Critics generally kept their hats on, and their praise well-modulated. In the New York Times "outstanding-books-of-the-year" poll of critics, not a single book got the votes of all reviewers. The best that could be said was that 1946 furnished spectacular cash-register successes. Betty MacDonald's cackling (1945) hen epic, The Egg and I, went to some 1,200,000 copies; Peace of Mind, Joshua Loth Liebman's "blue skies" book (the trade name for a consoling self-help handbook) sold over 250,000 copies, largely on its title. A string of novels (see box), most of them with gaudy jackets and tinny texts, sold extravagantly, some of them over 1,000,000 copies apiece.

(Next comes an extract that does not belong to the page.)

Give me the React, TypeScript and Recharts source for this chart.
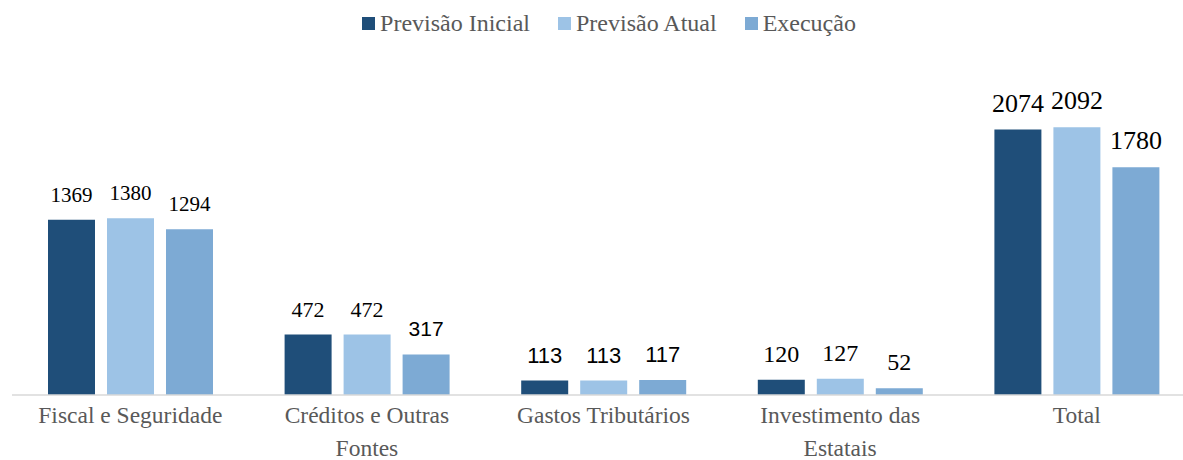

No one knew exactly to what degree such sales were due to faith, hope and advertising, and to what degree to U.S. book clubs. The clubs' tremendous sales machines, oiled with the prestigious praise of people like Dorothy Canfield Fisher and Christopher Morley, were built to sell literary goods whether they were silk purses or sows' ears. In the marts of trade, if not of letters, 20 or 30 book clubs were in bustling operation, and the top two—Book-of-the-Month and its tawdrier sister, Literary Guild—together claimed nearly 2,250,000 "members," i.e., consistent buyers of wares. Among 1946's newest sales organizations: the Family Reading Club—"will appeal to the finer instincts . . . the sanctity of the home," and The Executive Book Club—"for every businessman . . . lawyer . . . banker."

If You Can't Print, Reprint. The fat figures in 1946's sales ledgers were still below the wartime, all-time highs. Through the year U.S. publishers and booksellers were plagued by strikes and paper shortages. There was little first-rate writing of any kind; it was no accident that anthologies, reprints and new editions of classics were thick on the counter.

HISTORY, BIOGRAPHY

Inevitably, the sound of World War II echoed loud through the year's biography and history, though marketwise publishers insisted that readers were sick & tired of the war. In nonfiction, the Civil War was still the favorite battleground of the antiquarians—and the prospective horrors of World War III was the stock in trade of most special pleaders, who now blatantly showed the name of the only potential enemy in sight, a practice not considered good manners at the start of the year. Only a few of 1946's substantial histories were wholly above the battle, among them Joseph Dorfman's two-volume The Economic Mind in American Civilization (1606-1865); Sylvanus G. Morley's The Ancient Maya. In a class by itself was Yale Professor F. S. C. Northrop's The Meeting of East and West, a study of international cultures.